Ambiance plutôt bonne et conviviale pour une élection annoncée morose suite aux rumeurs faisant état de son boycott sinon de son report. Les avocats étaient au rendez-vous, jeudi dernier, au tribunal de Ruisseau. Moins nombreux que d’habitude mais tout de même assez représentatifs d’une corporation décidée à se battre pour son indépendance. En effet, la réélection pour le renouvellement des membres du conseil de l’Ordre des avocats d’Alger a eu lieu dans de bonnes conditions et les avocats se sont exprimés librement devant les urnes. Ils se sont exprimés pour la même personne, Me Sellini en l’occurrence.
1 395 votants sur un ensemble de près de 4 000 inscrits. 75 bulletins nuls mais 796 voix pour l’ancien bâtonnier, élu à la majorité absolue. Une présence des avocats qui renseigne de façon on ne peut plus claire sur la mobilisation de toute la corporation pour la préservation de ses acquis et la défense de ses droits. Des résultats du vote qui confirment ceux d’une même opération annulée, le mois de janvier dernier par arrêté du Conseil d’Etat. «C’est l’expression de la volonté des avocats… Les avocats refusent qu’on leur dicte des choix», lance Me Sellini, convaincu, sans le dire, de sa réélection à la tête du barreau d’Alger. «Nous sommes venus pour le principe», affirment des avocats, anciens et nouveaux, jeunes et moins jeunes, hommes et femmes. Parmi ces hommes, il y a ceux que l’on appelle «le barreau de Paris», ces avocats qui ont prêté serment en 1940, 1945, 1950… et qui considèrent la profession d’avocat comme une sacerdoce. «Je suis venu pour le principe», entend-on dire ces maîtres qui traînent le pas difficilement.
L’un d’eux est très malade mais insiste pour voter, prenant tout son temps dans le bureau de vote sis au rez-de-chaussée pour cocher les noms qu’il juge les plus compétents pour représenter la corporation. Tenant les mêmes propos, une femme confie qu’elle vient spécialement de Paris pour voter «Sellini», un être «honnête et humain». «Tu es le frère, le confrère…», dit un autre. «Nous votons pour Me Sellini», lancent deux autres avocats, un homme et une femme nommés avocats tout récemment.

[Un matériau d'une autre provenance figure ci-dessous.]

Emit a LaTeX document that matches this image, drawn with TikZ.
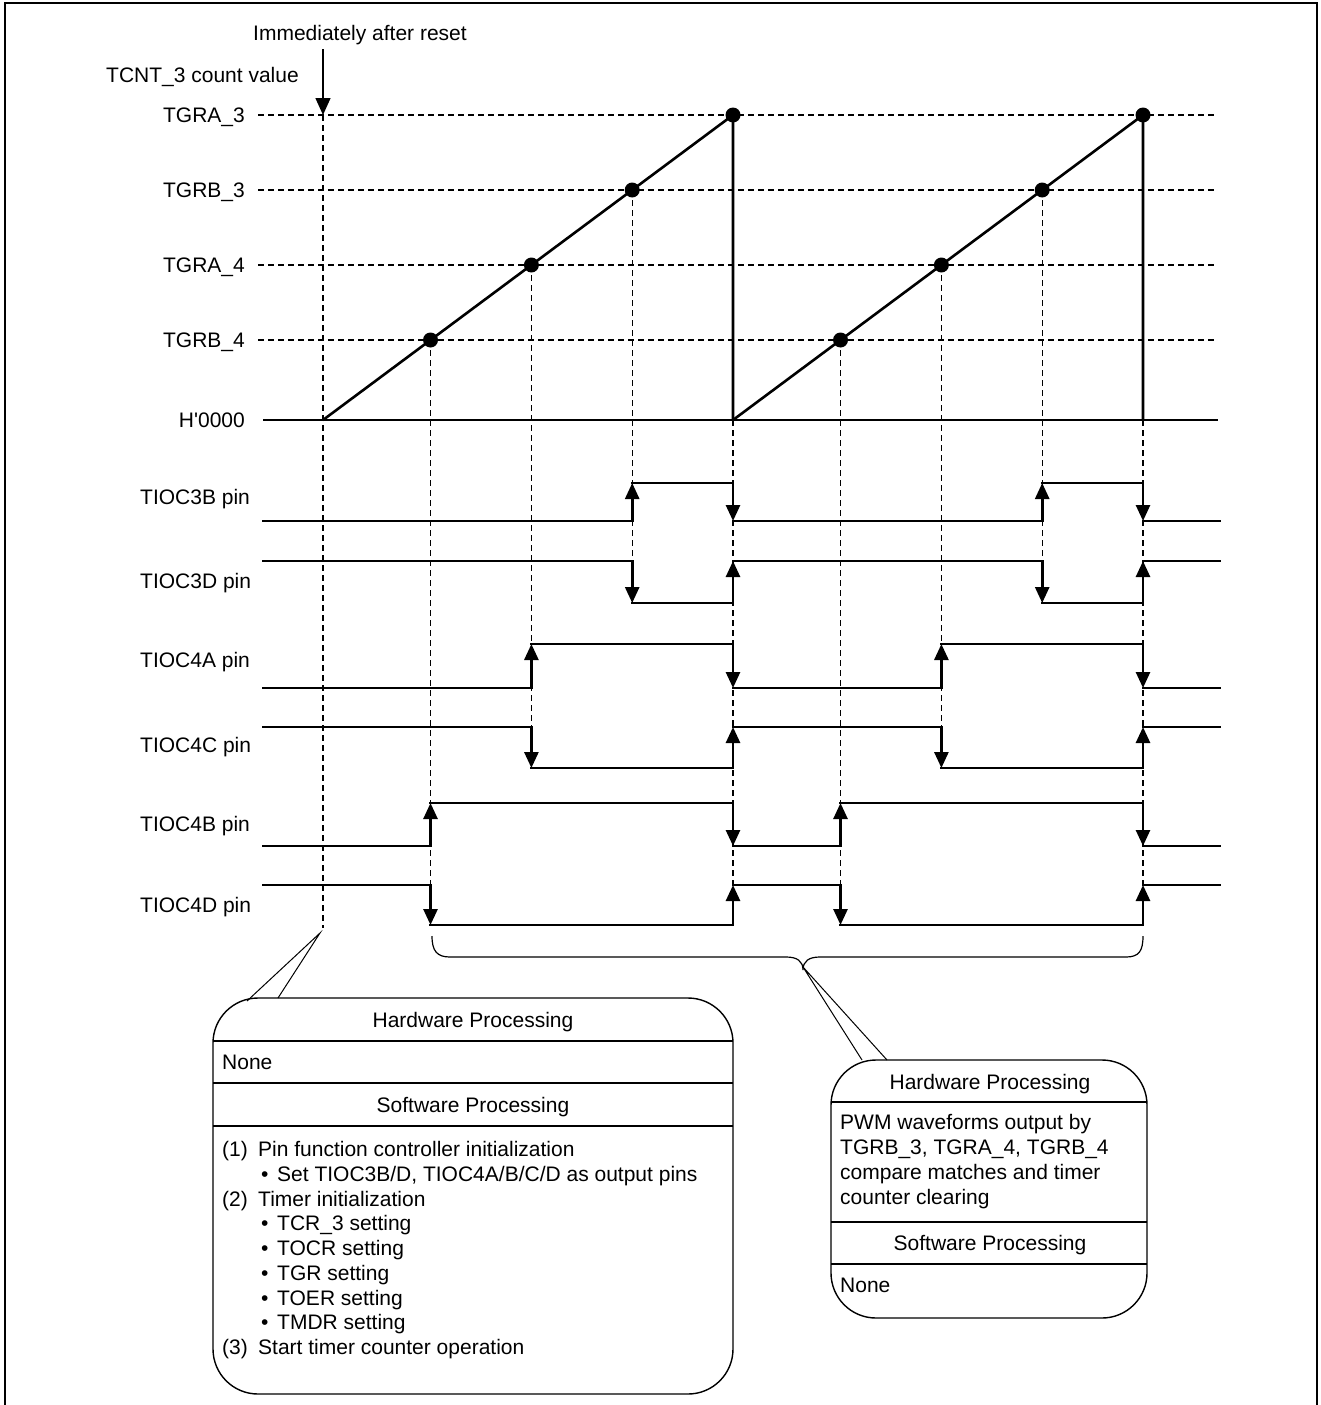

Et ces deux derniers de répondre à certaines accusations : «Ils disent que l’équipe de Sellini a influé sur les stagiaires et a utilisé leurs voix… Sachez qu’il n’y a aujourd’hui que 274 stagiaires sur un ensemble de 1 400 par rapport au dernier vote.
Tous les autres ont bénéficié de la levée de stage et exercent leur droit en toute liberté». Membre de la commission de préparation de cette élection, l’ancien bâtonnier Me Amar Bentoumi assure, lui aussi, que l’opération a eu lieu dans de bonnes conditions, qu’il s’agisse du vote ou du dépouillement des bulletins de vote.
«La commission n’a pas été saisie pour des problèmes majeurs», poursuit-il, non sans s’exprimer sur sa participation, avec trois autres anciens bâtonniers, dans cette commission : «Nous n’avons accepté de constituer cette commission de préparation des élections qu’à condition de réunir les deux conseils de l’Ordre, le sortant et celui qui a été sorti par le Conseil d’Etat». Concernant la décision de l’un de ses camarades de se retirer pour un problème de vérification du tableau des avocats, Me Bentoumi soutient que «nous ne pouvions pas reporter les élections pour un problème qui ne relève pas de nos prérogatives. Les textes de loi sont formels».
Me Bentoumi affirme néanmoins sa satisfaction des bonnes conditions de déroulement de l’élection et laisse entendre qu’une meilleure participation est attendue pour le deuxième tour, prévu jeudi prochain, pour le choix des 30 autres membres du conseil de l’Ordre. 28 membres de la liste de Me Sellini semblent d’ores et déjà les mieux placés pour le deuxième tour. Présent au tribunal de Ruisseau, Me Chaoui Abderrazak, qui a appelé au boycott, affirme au sujet de cet événement : «Ces élections sont illégales, non transparents et irrégulières. Elles sont en violation de la loi portant profession d’avocat, du règlement intérieur et des usages. Nous refusons que des stagiaires soient pris en otages… Je défie les candidats de présenter un programme sérieux». Et ce dernier d’appeler à un «débat public sur la profession d’avocat».